Speed map
Admitted and Gee Eye Why make this a genuine 1000m speed contest. Admitted has the most obvious lead profile, with repeated first-position settles, while Gee Eye Why has enough early speed from barrier 2 to hold a prominent spot and potentially make the favourite work. Aged Care and The Kamikaze are the next on-pace pair, though The Kamikaze has the tougher task from barrier 9. Khumbila maps midfield despite the inside draw because its latest settling pattern has been more restrained, while Cifonelli and Savee are the backmarkers.
The tempo should be more contested than the previous 1000m races. 3. Admitted is fast enough to cross, but 6. Gee Eye Why does not have to hand up cheaply from barrier 2. That keeps the first-three band central to the race without guaranteeing the leader gets it soft. With no listed selection, the betting read comes down to whether you prefer the pure speed of Admitted or the inside tactical pressure and trainer angle around Gee Eye Why.
Historical overview
The Townsville 1000m has a clear profile: be in the first three or be fighting history. Across 88 races, first-three runners have supplied 50.6% of winners and struck at 20.4%, while midfield runners have only 10.1% of winners and backmarkers just 1.1%. That is a decisive shape for a race containing two genuine pace horses.

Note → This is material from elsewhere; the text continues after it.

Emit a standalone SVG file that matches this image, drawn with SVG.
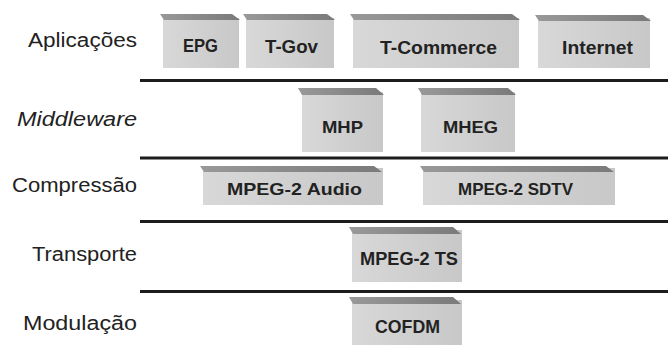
<svg xmlns="http://www.w3.org/2000/svg" width="668" height="360" viewBox="0 0 668 360">
<style>
.lbl{font-family:"Liberation Sans",Arial,sans-serif;font-size:20px;fill:#222;text-anchor:end}
.it{font-style:italic}
.body{fill:url(#bodyGrad)}
.top{fill:url(#topGrad)}
.bt{font-family:"Liberation Sans",Arial,sans-serif;font-weight:bold;fill:#222;text-anchor:middle}
.sep{stroke:#1c1c1c;stroke-width:3}
</style>
<defs>
<linearGradient id="bodyGrad" x1="0" y1="0" x2="1" y2="0">
<stop offset="0" stop-color="#d8d8d8"/>
<stop offset="1" stop-color="#c8c8c8"/>
</linearGradient>
<linearGradient id="topGrad" x1="0" y1="0" x2="1" y2="0">
<stop offset="0" stop-color="#999"/>
<stop offset="1" stop-color="#7a7a7a"/>
</linearGradient>
</defs>
<rect width="668" height="360" fill="#fff"/>
<g id="labels">
<text class="lbl" x="137" y="47" textLength="109" lengthAdjust="spacingAndGlyphs">Aplicações</text>
<text class="lbl it" x="137" y="126" textLength="120" lengthAdjust="spacingAndGlyphs">Middleware</text>
<text class="lbl" x="137" y="192" textLength="125" lengthAdjust="spacingAndGlyphs">Compressão</text>
<text class="lbl" x="137" y="261" textLength="105" lengthAdjust="spacingAndGlyphs">Transporte</text>
<text class="lbl" x="137" y="330" textLength="114" lengthAdjust="spacingAndGlyphs">Modulação</text>
</g>
<g id="connectors">
<line class="sep" x1="140" y1="80.5" x2="668" y2="80.5"/>
<line class="sep" x1="140" y1="158" x2="668" y2="158"/>
<line class="sep" x1="140" y1="221.5" x2="668" y2="221.5"/>
<line class="sep" x1="140" y1="291.5" x2="668" y2="291.5"/>
</g>
<g id="epg">
<rect class="body" x="163" y="18" width="76" height="50"/>
<polygon class="top" points="160,14 232,14 240,20 164,20"/>
<text class="bt" x="200.5" y="52" font-size="18" textLength="35" lengthAdjust="spacingAndGlyphs">EPG</text>
</g>
<g id="tgov">
<rect class="body" x="246" y="18" width="88" height="50"/>
<polygon class="top" points="243,14 327,14 335,20 247,20"/>
<text class="bt" x="291.5" y="53" font-size="18" textLength="53" lengthAdjust="spacingAndGlyphs">T-Gov</text>
</g>
<g id="tcommerce">
<rect class="body" x="353" y="18" width="166" height="50"/>
<polygon class="top" points="350,14 512,14 520,20 354,20"/>
<text class="bt" x="438.5" y="54" font-size="18" textLength="117" lengthAdjust="spacingAndGlyphs">T-Commerce</text>
</g>
<g id="internet">
<rect class="body" x="538" y="18" width="112" height="50"/>
<polygon class="top" points="535,15 643,15 651,21 539,21"/>
<text class="bt" x="597.5" y="54" font-size="18" textLength="71" lengthAdjust="spacingAndGlyphs">Internet</text>
</g>
<g id="mhp">
<rect class="body" x="302" y="92" width="81" height="60"/>
<polygon class="top" points="298,88 376,88 384,95 302,95"/>
<text class="bt" x="342.5" y="133" font-size="17" textLength="41" lengthAdjust="spacingAndGlyphs">MHP</text>
</g>
<g id="mheg">
<rect class="body" x="421" y="92" width="94" height="60"/>
<polygon class="top" points="418,88 508,88 516,95 422,95"/>
<text class="bt" x="470.5" y="133" font-size="17" textLength="55" lengthAdjust="spacingAndGlyphs">MHEG</text>
</g>
<g id="mpeg2audio">
<rect class="body" x="203" y="168" width="180" height="37"/>
<polygon class="top" points="200,166 374,166 382,172 204,172"/>
<text class="bt" x="294.5" y="195" font-size="17" textLength="135" lengthAdjust="spacingAndGlyphs">MPEG-2 Audio</text>
</g>
<g id="mpeg2sdtv">
<rect class="body" x="423" y="168" width="192" height="37"/>
<polygon class="top" points="420,166 606,166 614,172 424,172"/>
<text class="bt" x="515.5" y="195" font-size="17" textLength="115" lengthAdjust="spacingAndGlyphs">MPEG-2 SDTV</text>
</g>
<g id="mpeg2ts">
<rect class="body" x="352" y="230" width="110" height="52"/>
<polygon class="top" points="349,227 453,227 461,234 353,234"/>
<text class="bt" x="409" y="265" font-size="18" textLength="98" lengthAdjust="spacingAndGlyphs">MPEG-2 TS</text>
</g>
<g id="cofdm">
<rect class="body" x="352" y="300" width="110" height="45"/>
<polygon class="top" points="349,297 453,297 461,304 353,304"/>
<text class="bt" x="407.5" y="333" font-size="18" textLength="65" lengthAdjust="spacingAndGlyphs">COFDM</text>
</g>
</svg>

The Soft/+2m data is smaller at 9 races, but it strengthens rather than contradicts the broad pattern. First-three runners have 55.6% of winners and an A/E of 1.27 in that exact setup, while backmarkers are yet to win in the sample. The rail-only 1000m view also gives the first-three band 53.3% of winners. Barriers are less clean: middle gates have the higher win share on the Soft/+2m slice, but inside and middle are both workable if the horse has speed. The market has been most reliable in the $2-$5 range on the small exact slice.
- Speed is the major edge — first-three runners have 50.6% of winners across 88 races and 55.6% on Soft/+2m ground.

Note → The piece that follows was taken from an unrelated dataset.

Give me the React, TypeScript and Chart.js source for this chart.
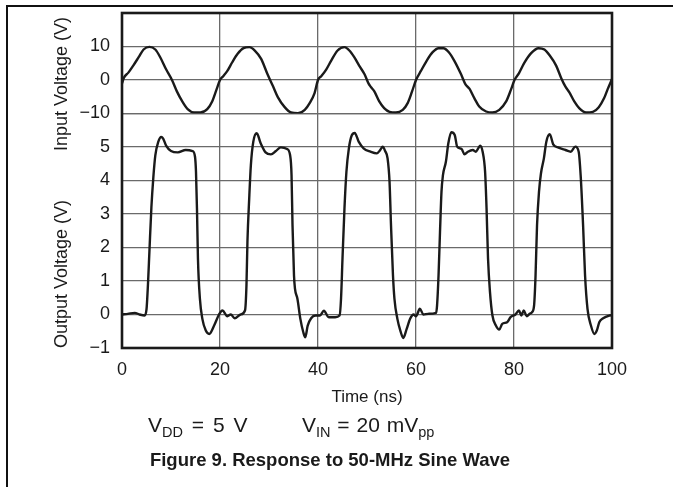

- Backmarkers are severe risk — Cifonelli and Savee need a tempo collapse against a profile where backmarkers have almost no winning share.
- Middle gates are acceptable for speed — the Soft/+2m sample gives barriers 5-9 a 55.6% share, which does not punish Admitted for drawing 6.
Overall assessment
Admitted should spear across, Gee Eye Why should be right there from the inside, and Aged Care can trail the speed if it begins cleanly. The Kamikaze has to work harder from the outside, which may leave it covering ground or using energy to get close. This setup keeps the race in the hands of the fast horses, but the pressure between Admitted and Gee Eye Why means I do not want to ignore the one that gets the cheaper first 400 metres.
Key chances
- 3. Admitted — the pure map horse. It repeatedly settles in front, lands in the dominant first-three band, and Matthew McGuire’s track record is positive enough to support the case.
- 6. Gee Eye Why — barrier 2 gives it a tactical edge if Admitted has to cross, and Terry McGovern’s 20.0% strike rate with an A/E of 1.25 at Townsville is one of the stronger angles in the race.
- 4. Aged Care — not as compelling as the first two, but it maps on-pace and can get the right run if the leaders make each other work.
The published selections panel has no runner marked here, so there is no listed pick to validate. My read is with Admitted and Gee Eye Why because they occupy the race-winning zone and carry the better supporting angles. The way this falls apart is if they turn the first 500 metres into a duel and hand Aged Care or another stalker the last crack.